[START OF SUPPLIED INFORMATION]
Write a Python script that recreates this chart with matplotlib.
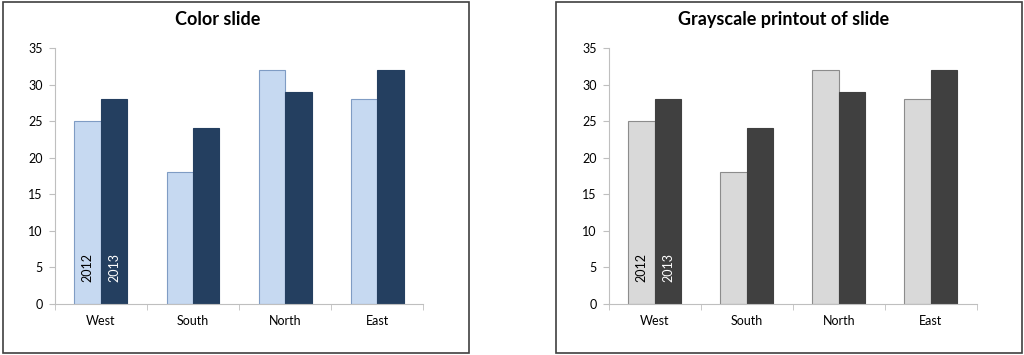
import numpy as np
import matplotlib.pyplot as plt
from matplotlib.patches import Rectangle

plt.rcParams['font.family'] = ['Lato', 'DejaVu Sans']

regions = ['West', 'South', 'North', 'East']
years = ['2012', '2013']
sales_2012 = [25, 18, 32, 28]
sales_2013 = [28, 24, 29, 32]
yticks = [0, 5, 10, 15, 20, 25, 30, 35]

panels = [
    # title, light colour, light edge, dark colour, box left, axes left, title x
    ("Color slide", '#c6d9f1', '#7f9cc4', '#243f60', 0.003, 0.0537, 0.2124),
    ("Grayscale printout of slide", '#d9d9d9', '#8c8c8c', '#404040', 0.543, 0.5947, 0.7651),
]

fig = plt.figure(figsize=(10.24, 3.55), dpi=100)

for title, c_light, e_light, c_dark, box_left, ax_left, title_x in panels:
    # black frame round each slide
    fig.add_artist(Rectangle((box_left, 0.006), 0.455, 0.988, transform=fig.transFigure,
                             fill=False, edgecolor='#404040', linewidth=1.2))
    fig.text(title_x, 0.945, title, ha='center', va='center',
             fontsize=13, fontweight='bold')

    ax = fig.add_axes([ax_left, 0.1437, 0.3594, 0.7211])
    x = np.arange(len(regions))
    w = 0.288
    ax.bar(x - w / 2, sales_2012, width=w, color=c_light, edgecolor=e_light, linewidth=0.8)
    ax.bar(x + w / 2, sales_2013, width=w, color=c_dark, edgecolor=c_dark, linewidth=0.8)

    ax.text(x[0] - w / 2, 3.0, years[0], rotation=90, ha='center', va='bottom',
            fontsize=9, color='black')
    ax.text(x[0] + w / 2, 3.0, years[1], rotation=90, ha='center', va='bottom',
            fontsize=9, color='white')

    ax.set_xlim(-0.5, len(regions) - 0.5)
    ax.set_ylim(0, 35)
    ax.set_yticks(yticks)
    ax.set_xticks(x)
    ax.set_xticklabels(regions)
    ax.set_xticks(np.arange(len(regions) + 1) - 0.5, minor=True)
    ax.tick_params(axis='x', which='major', length=0, pad=8, labelsize=9)
    ax.tick_params(axis='x', which='minor', length=4, color='#bfbfbf', direction='out')
    ax.tick_params(axis='y', length=4, color='#bfbfbf', labelsize=9, pad=5)

    for side in ['top', 'right']:
        ax.spines[side].set_visible(False)
    for side in ['left', 'bottom']:
        ax.spines[side].set_color('#bfbfbf')

fig.savefig('out.png', dpi=100)
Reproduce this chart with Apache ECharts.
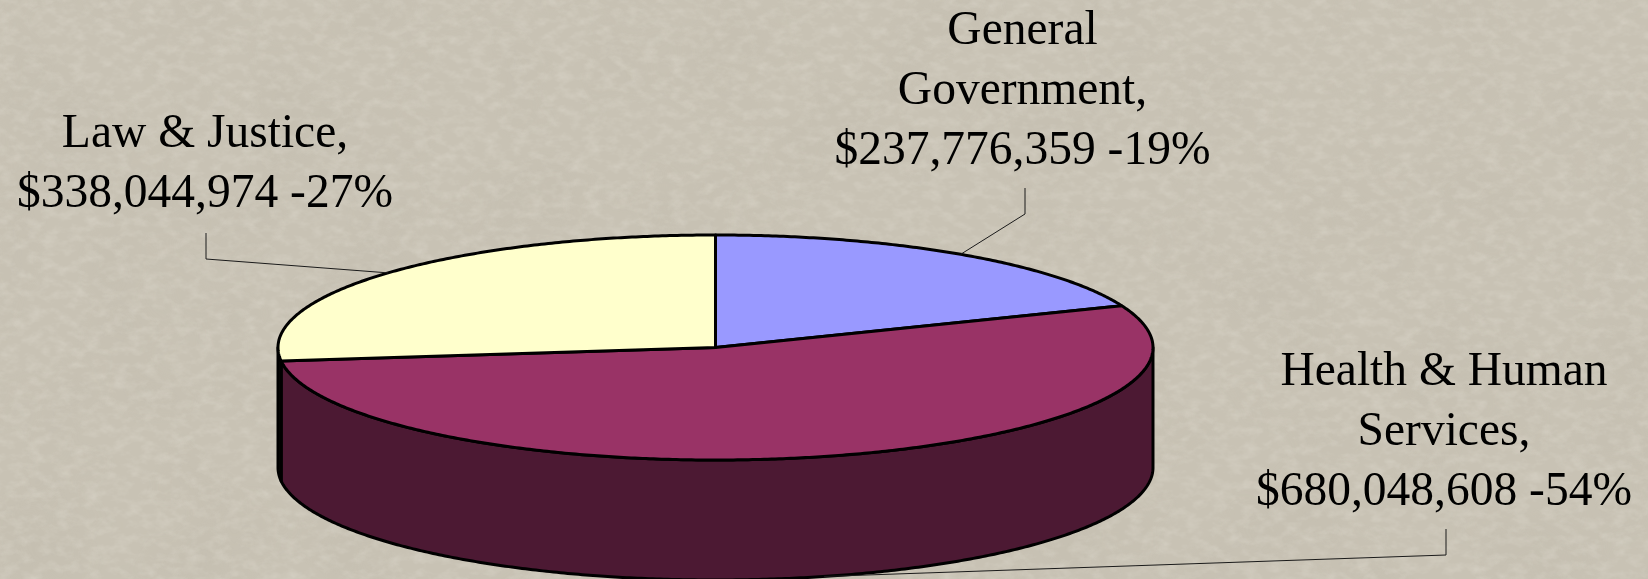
[END OF SUPPLIED INFORMATION]
### WRITTEN TASK
Extract the lines exactly, please: the first line of the listing, the line with "plt.rcParams['font.family'] = ['Lato', 'DejaVu", and every line between them, but no pictures.

### RESPONSE TO THE TASK
Write a Python script that recreates this chart with matplotlib.
import numpy as np
import matplotlib.pyplot as plt
from matplotlib.patches import Rectangle

plt.rcParams['font.family'] = ['Lato', 'DejaVu Sans']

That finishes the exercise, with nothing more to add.